The current issue of the Journal of the American Medical Assn. focuses on the growing rates of obesity in adults and children, with such health consequences as diabetes, high blood pressure and heart disease. Among the findings:

* The prescription diet drug sibutramine (Meridia), when combined with a weight-loss plan that stresses behavioral modification, can help overweight and obese teenagers lose pounds. In a six-month study of 82 adolescents, half of whom received the drug and half of whom got a dummy pill, those getting the medication lost more weight and reported significantly less hunger. However, the University of Pennsylvania researchers said increases in blood pressure and pulse rate would make it necessary to closely monitor effects of the drug and keep its use in teens experimental.

* The epilepsy drug zonasamide was better than a dummy pill in helping dieters lose weight in a study of 60 overweight women and men. At the end of the 16-week Duke University study, those getting the drug lost an average of 13 pounds, compared with 2 pounds among those getting the dummy pill. Researchers also noted that the medication reduced blood pressure, although none of the study participants had hypertension.

* Although it’s long been known that being sedentary contributes to obesity and diabetes, Harvard University researchers have established that for every two hours of daily television-watching, women have a 23% increase in obesity and a 14% increased risk for diabetes. That compared with a 24% reduction in obesity and 34% reduction in diabetes for every two hours of brisk walking. Dr. Frank B. Hu and his colleagues based their findings on 50,277 women who participated in the landmark Nurses’ Health Study.

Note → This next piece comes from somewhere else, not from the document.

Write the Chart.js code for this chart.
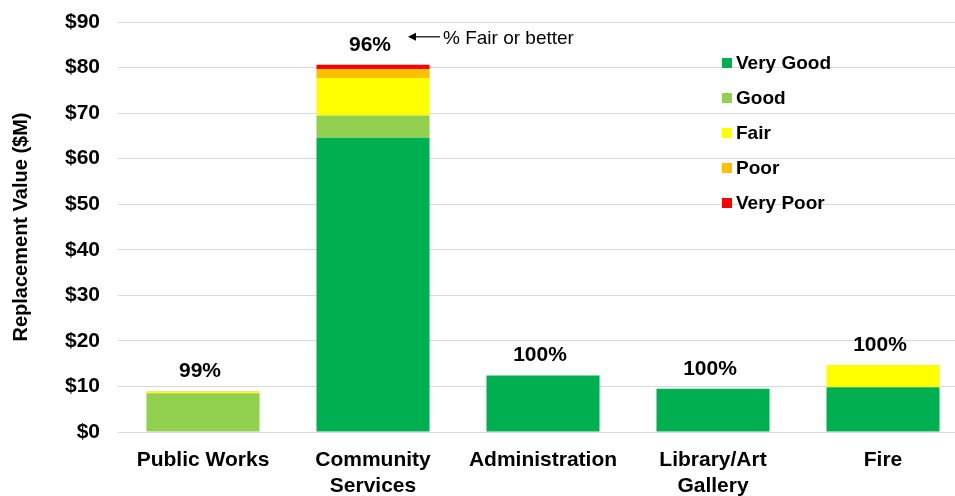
<!DOCTYPE html>
<html>
<head>
<meta charset="utf-8">
<script src="https://cdn.jsdelivr.net/npm/chart.js@4/dist/chart.umd.min.js"></script>
<style>
  html, body { margin: 0; padding: 0; background: #fff; overflow: hidden; }
</style>
</head>
<body>
<canvas id="myChart" width="968" height="496"></canvas>
<script>
// replacement value by department, $M, split by condition rating
let categories = ["Public Works", ["Community", "Services"], "Administration", ["Library/Art", "Gallery"], "Fire"];
let veryGood = [0, 64.6, 12.4, 9.5, 9.8];
let good = [8.5, 4.9, 0, 0, 0];
let fair = [0.3, 8.2, 0, 0, 4.9];
let poor = [0.1, 2.0, 0, 0, 0];
let veryPoor = [0, 0.9, 0, 0, 0];
let yTicks = [0, 10, 20, 30, 40, 50, 60, 70, 80, 90];

let font = "'Liberation Sans', Arial, sans-serif";

let datasets = [
  { label: "Very Good", data: veryGood, backgroundColor: "#00B050" },
  { label: "Good", data: good, backgroundColor: "#92D050" },
  { label: "Fair", data: fair, backgroundColor: "#FFFF00" },
  { label: "Poor", data: poor, backgroundColor: "#FFC000" },
  { label: "Very Poor", data: veryPoor, backgroundColor: "#FF0000" },
];

// % of value rated fair or better, written above each stack
const pctPlugin = {
  id: "pctPlugin",
  afterDatasetsDraw(chart) {
    let ctx = chart.ctx;
    let x = chart.scales.x;
    let y = chart.scales.y;
    ctx.save();
    ctx.fillStyle = "#000";
    ctx.font = "bold 21px " + font;
    ctx.textAlign = "center";
    ctx.textBaseline = "middle";
    for (let i = 0; i < categories.length; i++) {
      let total = veryGood[i] + good[i] + fair[i] + poor[i] + veryPoor[i];
      let ok = veryGood[i] + good[i] + fair[i];
      let pct = Math.round((ok / total) * 100) + "%";
      let cx = x.getPixelForValue(i);
      let top = y.getPixelForValue(total);
      ctx.fillText(pct, cx - 3, top - 20);
      if (i == 1) {
        // note pointing at the first label
        let ly = top - 28;
        ctx.strokeStyle = "#000";
        ctx.lineWidth = 1.2;
        ctx.beginPath();
        ctx.moveTo(cx + 67, ly);
        ctx.lineTo(cx + 38, ly);
        ctx.stroke();
        ctx.beginPath();
        ctx.moveTo(cx + 35, ly);
        ctx.lineTo(cx + 43, ly - 4);
        ctx.lineTo(cx + 43, ly + 4);
        ctx.closePath();
        ctx.fill();
        ctx.font = "19px " + font;
        ctx.textAlign = "left";
        ctx.fillText("% Fair or better", cx + 70, ly + 2);
        ctx.font = "bold 21px " + font;
        ctx.textAlign = "center";
      }
    }
    ctx.restore();
  },
};

// legend block on the right, inside the plot
const legendPlugin = {
  id: "legendPlugin",
  afterDraw(chart) {
    let ctx = chart.ctx;
    ctx.save();
    ctx.font = "bold 19px " + font;
    ctx.textBaseline = "middle";
    ctx.textAlign = "left";
    chart.data.datasets.forEach((ds, i) => {
      let yy = 63 + i * 35;
      ctx.fillStyle = ds.backgroundColor;
      ctx.fillRect(722, yy - 5, 10, 10);
      ctx.fillStyle = "#000";
      ctx.fillText(ds.label, 736, yy + 1);
    });
    ctx.restore();
  },
};

let ctx = document.getElementById("myChart").getContext("2d");
let myChart = new Chart(ctx, {
  type: "bar",
  data: { labels: categories, datasets: datasets },
  options: {
    responsive: false,
    animation: false,
    layout: { padding: { top: 22, right: 0, left: 0, bottom: 0 } },
    datasets: {
      bar: { categoryPercentage: 1, barPercentage: 0.665 },
    },
    plugins: {
      legend: { display: false },
      tooltip: { enabled: false },
    },
    scales: {
      x: {
        stacked: true,
        grid: { display: false },
        border: { display: false },
        ticks: {
          color: "#000",
          font: { family: font, size: 21, weight: "bold" },
          padding: 8,
          maxRotation: 0,
        },
        afterFit(scale) {
          scale.height = 64;
          scale.paddingLeft = 0;
          scale.paddingRight = 0;
        },
      },
      y: {
        stacked: true,
        min: 0,
        max: 90,
        afterBuildTicks(scale) {
          scale.ticks = yTicks.map((v) => ({ value: v }));
        },
        grid: { color: "#d9d9d9", lineWidth: 1, drawTicks: false },
        border: { display: false },
        ticks: {
          color: "#000",
          font: { family: font, size: 21, weight: "bold" },
          padding: 18,
          callback: function (value) {
            return "$" + value;
          },
        },
        title: {
          display: true,
          text: "Replacement Value ($M)",
          color: "#000",
          font: { family: font, size: 20, weight: "bold" },
          padding: { top: 9, bottom: 0 },
        },
        afterFit(scale) {
          scale.width = 118;
          scale.paddingTop = 0;
          scale.paddingBottom = 0;
        },
      },
    },
  },
  plugins: [pctPlugin, legendPlugin],
});
</script>
</body>
</html>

* A new analysis of existing studies of low-carbohydrate diets like the popular Atkins plan has found insufficient evidence about their safety and usefulness to recommend them for weight loss. Dr. Dena M. Bravata of Stanford University and her colleagues said most of the existing studies were too short and the patients too young to draw broad conclusions. Despite the millions of Americans’ reported weight loss successes on low-carb diets, the authors said they couldn’t attribute the dropped pounds to restricting carbohydrates.